My introduction to phat kaphrao (ผัดกะเพรา; stir-fried holy basil) goes back to the mid 2000s when I was just beginning my love affair with Thailand. Sharing a meal with Fye, a fellow Singaporean friend who’s a real Thai nut, in Chiang Mai one day, he said: “Phat kaphrao is a no-brainer dish. It’s something that Thais would order when they have no idea what they want to eat.” I’ve heeded his advice since then, often opting for the ubiquitous phat kaphrao at raan aahaan taam sang (ร้านอาหารตามสั่ง; cook-to-order restaurants) if I’m undecided what I want, although fried rice comes in a close second.
Phat kaphrao is one of the easiest Thai dishes to made. I have no idea why it took me so long to give it a try, but I’m glad I finally did it over the weekend. Only simple ingredients are needed for phat kaphrao, which makes making this dish such a breeze. The common meat used is pork, chicken or seafood, but I generally prefer ground pork as the meat is more flavourful.
In Thai cooking, there are three main types of basil leaves: bai horapa (ใบโหระพา, sweet basil), bai kaphrao (ใบกะเพรา; holy basil) and bai maenglak (ใบแมงลัก; lemon basil)—all of which are easily sourced in Thai markets. Initially I had problems identifying the different leaves, unlike Mr. P who grew up plucking and chewing the leaves as often as he eats rice, but I will delve into differentiating these basil leaves in future posts.

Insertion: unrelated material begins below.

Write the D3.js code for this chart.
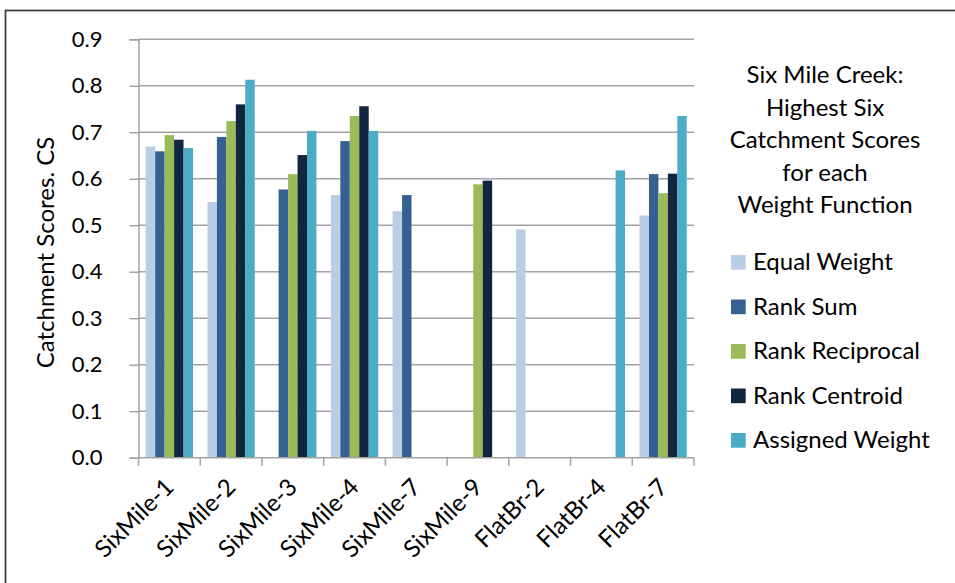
<!DOCTYPE html>
<html>
<head>
<meta charset="utf-8">
<script src="https://cdn.jsdelivr.net/npm/d3@7"></script>
<style>
  html, body { margin: 0; padding: 0; background: #fff; }
  svg { display: block; font-family: Lato, "Open Sans", sans-serif; }
</style>
</head>
<body>
<svg id="chart" width="955" height="583"></svg>
<script>
// Catchments along Six Mile Creek and Flat Brook
const categories = ["SixMile-1", "SixMile-2", "SixMile-3", "SixMile-4", "SixMile-7",
                    "SixMile-9", "FlatBr-2", "FlatBr-4", "FlatBr-7"];

// Weight functions (series) and their colours
const seriesNames = ["Equal Weight", "Rank Sum", "Rank Reciprocal", "Rank Centroid", "Assigned Weight"];
const seriesColors = ["#B9CDE5", "#366092", "#9BBB59", "#12263F", "#4BACC6"];

// Catchment scores per weight function (null = not among the highest six)
const equalWeight     = [0.669, 0.550, null,  0.565, 0.530, null,  0.491, null,  0.521];
const rankSum         = [0.659, 0.690, 0.577, 0.681, 0.565, null,  null,  null,  0.610];
const rankReciprocal  = [0.694, 0.724, 0.610, 0.735, null,  0.588, null,  null,  0.569];
const rankCentroid    = [0.684, 0.760, 0.651, 0.756, null,  0.596, null,  null,  0.611];
const assignedWeight  = [0.666, 0.813, 0.703, 0.703, null,  null,  null,  0.618, 0.735];

const yTicks = [0, 0.1, 0.2, 0.3, 0.4, 0.5, 0.6, 0.7, 0.8, 0.9];

const seriesValues = [equalWeight, rankSum, rankReciprocal, rankCentroid, assignedWeight];

const svg = d3.select("#chart");
const fontSize = "24px";

// Outer chart frame
svg.append("rect")
  .attr("x", 5.5).attr("y", 10.5)
  .attr("width", 1000).attr("height", 1000)
  .attr("fill", "none").attr("stroke", "#404040").attr("stroke-width", 1.8);

const plot = { left: 138.5, right: 694, top: 39.3, bottom: 457.7 };

const x0 = d3.scaleBand().domain(categories).range([plot.left, plot.right]).padding(0);
const x1 = d3.scaleBand().domain(seriesNames)
  .range([x0.bandwidth() * 0.117, x0.bandwidth() * 0.883]).padding(0);
const y = d3.scaleLinear().domain([0, 0.9]).range([plot.bottom, plot.top]);

const gridColor = "#A3A3A3";

// Horizontal gridlines
svg.append("g")
  .selectAll("line")
  .data(yTicks.slice(1))
  .join("line")
  .attr("x1", plot.left).attr("x2", plot.right)
  .attr("y1", d => y(d)).attr("y2", d => y(d))
  .attr("stroke", gridColor).attr("stroke-width", 1.5);

// Bars
const rows = [];
categories.forEach((c, i) => {
  seriesNames.forEach((s, j) => {
    const v = seriesValues[j][i];
    if (v != null) rows.push({ c, s, v, color: seriesColors[j] });
  });
});

svg.append("g")
  .selectAll("rect")
  .data(rows)
  .join("rect")
  .attr("x", d => x0(d.c) + x1(d.s))
  .attr("y", d => y(d.v))
  .attr("width", x1.bandwidth())
  .attr("height", d => y(0) - y(d.v))
  .attr("fill", d => d.color);

// Y axis
const yAxis = svg.append("g")
  .attr("transform", `translate(${plot.left},0)`)
  .call(d3.axisLeft(y).tickValues(yTicks).tickFormat(d3.format(".1f"))
    .tickSize(9).tickPadding(27));
yAxis.select(".domain").attr("stroke", gridColor).attr("stroke-width", 1.5);
yAxis.selectAll(".tick line").attr("stroke", gridColor).attr("stroke-width", 1.5);
yAxis.selectAll(".tick text")
  .attr("fill", "#000").style("font-size", "22px").style("font-family", "Lato, sans-serif");

// X axis: tick marks on category boundaries
const xAxisG = svg.append("g");
xAxisG.append("line")
  .attr("x1", plot.left).attr("x2", plot.right)
  .attr("y1", plot.bottom).attr("y2", plot.bottom)
  .attr("stroke", gridColor).attr("stroke-width", 1.5);
const boundaries = categories.map(c => x0(c)).concat([x0(categories[categories.length - 1]) + x0.bandwidth()]);
xAxisG.selectAll("line.tk")
  .data(boundaries)
  .join("line")
  .attr("class", "tk")
  .attr("x1", d => d).attr("x2", d => d)
  .attr("y1", plot.bottom).attr("y2", plot.bottom + 8)
  .attr("stroke", gridColor).attr("stroke-width", 1.5);

xAxisG.selectAll("text")
  .data(categories)
  .join("text")
  .attr("transform", d => `translate(${x0(d) + x0.bandwidth() / 2 - 6},${plot.bottom + 19}) rotate(-45)`)
  .attr("text-anchor", "end")
  .attr("dy", "0.7em")
  .style("font-size", fontSize)
  .attr("fill", "#000")
  .text(d => d);

// Y axis title
svg.append("text")
  .attr("transform", `translate(54,${(plot.top + plot.bottom) / 2 + 4}) rotate(-90)`)
  .attr("text-anchor", "middle")
  .style("font-size", fontSize)
  .attr("fill", "#000")
  .text("Catchment Scores. CS");

// Legend title
const titleLines = ["Six Mile Creek:", "Highest Six", "Catchment Scores", "for each", "Weight Function"];
svg.append("g")
  .selectAll("text")
  .data(titleLines)
  .join("text")
  .attr("x", 825)
  .attr("y", (d, i) => 83 + i * 32.5)
  .attr("text-anchor", "middle")
  .style("font-size", fontSize)
  .attr("fill", "#000")
  .text(d => d);

// Legend entries
const legend = svg.append("g")
  .selectAll("g")
  .data(seriesNames)
  .join("g")
  .attr("transform", (d, i) => `translate(731,${255 + i * 44.5})`);
legend.append("rect")
  .attr("width", 14.7).attr("height", 14.7)
  .attr("fill", (d, i) => seriesColors[i]);
legend.append("text")
  .attr("x", 22).attr("y", 15)
  .style("font-size", fontSize)
  .attr("fill", "#000")
  .text(d => d);
</script>
</body>
</html>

For a phat kaphrao dish to yield its most authentic taste, holy basil leaves is a must although various online accounts purport that sweet basil leaves can be a substitute.
Holy basil has fuzzy stems and leaves with jagged edges.
Ingredients (serves two)
* 4-6 cloves of garlic, finely chopped
* 4-6 bird’s eye chillies, sliced
* 250g ground pork
* 20-30 holy basil leaves (discard the stems)
* 2 tbsps oil
* 2-3 tbsps Thai fish sauce or soya sauce
* 2-3 tbsps dark soy sauce
* 1-2 tbsps oyster sauce
* straw mushrooms, baby corn or string beans
* cucumber, sliced
* fried egg
1. Heat up a skillet and pour in the oil to coat the base. Allow the oil to heat up first before stirring in the garlic. Fry the garlic until it starts to turn fragrant and slightly golden-brown. Toss in the ground pork and use the spatula to break the clumps, continuously stirring it until the meat is semi-cooked. Add chillies, straw mushrooms or other optional ingredients as desired, and continue stirring.
2. Add Thai fish sauce, black soya sauce and oyster sauce to taste. (I don’t usually measure the sauces but mix them in based on intuition and taste as I cook.) Stir the mixture well to spread the sauces out evenly; the pork should turn a shade or two darker from the sauces. Toss in the holy basil leaves and stir them into the mixture until the leaves are wilted and give off an aromatic fragrance.
3. Transfer the mixture onto the side of a plate of steamed rice. Add cucumbers on the side and top the rice with a sunny-side-up, and to complete the set-up, a saucer of naam plaa prik (Thai fish sauce with chillies). Serve and enjoy!